During their very rough stretch of December, Southampton fell from seventh to 12th in the table and it was apparent to everyone that their magical run had come to an end. Their problems were starting to get exposed, as their already shaky defense started conceding plenty of goals, and their already frail attack couldn’t seem to ever find the back of the net. No one really thought they would fall into the relegation zone, but it was certain that their days of competing for a Europa League spot were over.
That was just three short weeks ago and already that line of thinking looks ridiculous. Since their 1-0 loss to 15th place (at the time) Norwich City on January 2nd, the Saints have run off three straight wins, keeping a clean sheet in all three matches. They have risen right back to eighth in the table, and their plus eight goal differential is tied for the best in the league of anyone outside of the top four.

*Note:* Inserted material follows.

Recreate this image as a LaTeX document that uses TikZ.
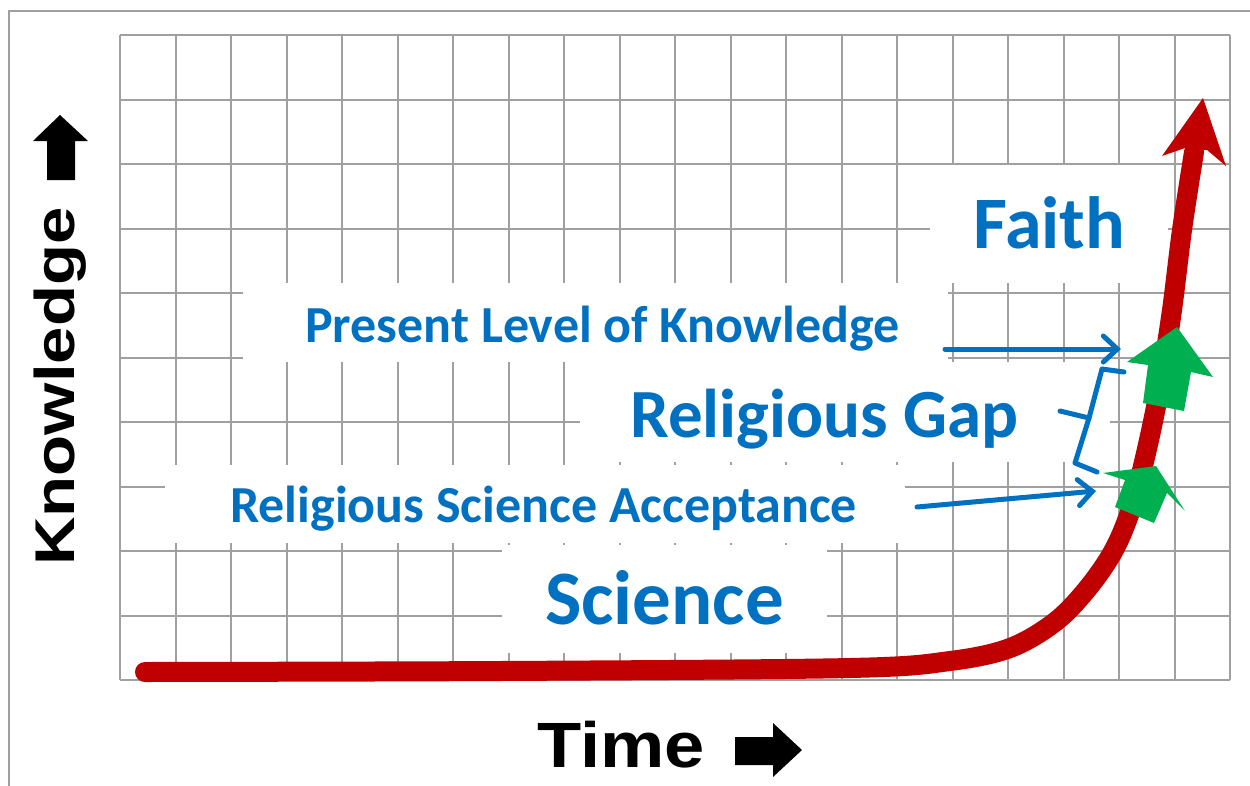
\documentclass[tikz,border=0pt]{standalone}
\usepackage{fontspec}
\newfontfamily\calb{Carlito}
\newfontfamily\axk{Liberation Sans}[FakeStretch=1.2]
\newfontfamily\axt{Liberation Sans}[FakeStretch=1.13]
\usetikzlibrary{arrows.meta}
\definecolor{gridgray}{RGB}{160,160,160}
\definecolor{myblue}{RGB}{0,112,192}
\definecolor{myred}{RGB}{192,0,0}
\definecolor{mygreen}{RGB}{0,176,80}
\begin{document}
\begin{tikzpicture}[x=1pt,y=-1pt,
  gridline/.style={draw=gridgray, line width=2pt},
  blank/.style={fill=white, draw=none},
  lbl/.style={text=myblue, inner sep=0pt, anchor=base west},
  bluearrow/.style={draw=myblue, line width=5pt, line cap=round, -{Straight Barb[length=14pt,width=26pt,line cap=round]}},
  brace/.style={draw=myblue, line width=5pt, line cap=round, line join=round},
  blackarrow/.style={fill=black},
  greenarrow/.style={fill=mygreen}
]
\useasboundingbox (0,0) rectangle (1250,785);
\fill[white] (0,0) rectangle (1250,785);
% outer frame
\draw[gridline] (9,790) -- (9,11) -- (1255,11);
% grid
\foreach \i in {0,...,20} \draw[gridline] ({120+55.5*\i},35) -- ({120+55.5*\i},680);
\foreach \j in {0,...,10} \draw[gridline] (120,{35+64.5*\j}) -- (1230,{35+64.5*\j});
% white label backgrounds
\fill[blank] (930,165) rectangle (1168,283);
\fill[blank] (243,283) rectangle (948,362);
\fill[blank] (580,362) rectangle (1110,462);
\fill[blank] (165,465) rectangle (905,543);
\fill[blank] (502,545) rectangle (827,653);
% labels
\node[lbl, font={\calb\bfseries\fontsize{74}{74}\selectfont}] (faith) at (973,248) {Faith};
\node[lbl, font={\calb\bfseries\fontsize{52}{52}\selectfont}] (present) at (305,342) {Present Level of Knowledge};
\node[lbl, font={\calb\bfseries\fontsize{69}{69}\selectfont}] (gap) at (630,437) {Religious Gap};
\node[lbl, font={\calb\bfseries\fontsize{52}{52}\selectfont}] (rsa) at (230,522) {Religious Science Acceptance};
\node[lbl, font={\calb\bfseries\fontsize{77}{77}\selectfont}] (science) at (545,624) {Science};
% axis labels
\node[inner sep=0pt, anchor=base west, rotate=90, font={\axk\bfseries\fontsize{56}{56}\selectfont}] (knowledge) at (74,566) {Knowledge};
\node[inner sep=0pt, anchor=base west, font={\axt\bfseries\fontsize{64}{64}\selectfont}] (time) at (537,767) {Time};
% black block arrows
\fill[blackarrow] (60,115) -- (88,141) -- (75,141) -- (75,180) -- (47,180) -- (47,141) -- (33,141) -- cycle;
\fill[blackarrow] (802,750) -- (773,723) -- (773,737) -- (735,737) -- (735,765) -- (773,765) -- (773,777) -- cycle;
% red growth curve
\draw[myred, line width=20pt, line cap=round] plot[smooth, tension=0.55] coordinates {(145,672) (500,671) (850,668) (950,661) (1010,648) (1055,622) (1088,588) (1115,548) (1134,500) (1149,440) (1161,380) (1172,310) (1182,230) (1194,152)};
\coordinate (tip) at (1203,98);
\fill[myred] (tip) -- (1226,166) -- (1207,150) -- (1185,148) -- (1162,156) -- cycle;
% green arrows
\fill[greenarrow] (1177,327) -- (1213,377) -- (1191,372) -- (1184,411) -- (1143,403) -- (1148,365) -- (1127,362) -- cycle;
\fill[greenarrow] (1156,466) -- (1185,511) -- (1167,493) -- (1154,523) -- (1115,507) -- (1125,480) -- (1103,473) -- cycle;
% blue arrows
\coordinate (pstart) at (945,349);
\coordinate (pend) at (1121,349);
\coordinate (rstart) at (917,507);
\coordinate (rend) at (1096,491);
\draw[bluearrow] (pstart) -- (pend);
\draw[bluearrow] (rstart) -- (rend);
% brace
\coordinate (b1) at (1124,372);
\coordinate (b2) at (1102,369);
\coordinate (b3) at (1089,418);
\coordinate (b4) at (1060,411);
\coordinate (b5) at (1075,463);
\coordinate (b6) at (1097,472);
\draw[brace] (b1) -- (b2) -- (b3) -- (b5) -- (b6);
\draw[brace] (b3) -- (b4);
\end{tikzpicture}
\end{document}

At this point one thing is clear. Southampton are back and the only question we should be asking is, what is their ceiling for this season?
It’s a wide open league this season and things are certainly on the rise for Southampton. Not only is the squad finally getting healthy, but it’s getting reinforced as well. Dutch midfielder Jordy Clasie, who was brought in to replace the departed Schneiderlin, is finally settling into the team after injuries delayed the start of his season. After taking a few matches to settle in to the team, Clasie is now making a noticeable impact in the midfield, helping to protect the Saints back four.
Of course the biggest move Southampton made was rescuing striker Charlie Austin from the abyss of the Championship. The English striker scored 18 goals for relegation bound QPR last season but was unable to leave the club over the summer. Established Premier League goal scorers are not always easy to find, and the Saints securing the striker for a reported £4 million is nothing short of a coup. His arrival is paying dividends for Southampton immediately as he scored the winner at Old Trafford on his debut this past weekend.
Following a horrific December it was only natural to begin to question how long Southampton could last. It looks like Southampton began asking the same questions of themselves, and in January they went about to fix it. Three matches later Southampton’s defense is back to looking like Southampton’s defense has looked over the past few seasons. The addition of Charlie Austin makes their attack that much more dangerous and far more consistent.
The club has won nine games so far this season, which is just four fewer then league leaders Leicester City. In a wide open and inconsistent Premier League season, if you take out the disastrous month of December, the Saints have actually been remarkably consistent. With no other competitions to worry about anymore, there’s no reason to think that Southampton can’t do exactly what they did last year, which is be right in the thick of things to compete for a Europa League spot.
It should be a very fun second half of the season.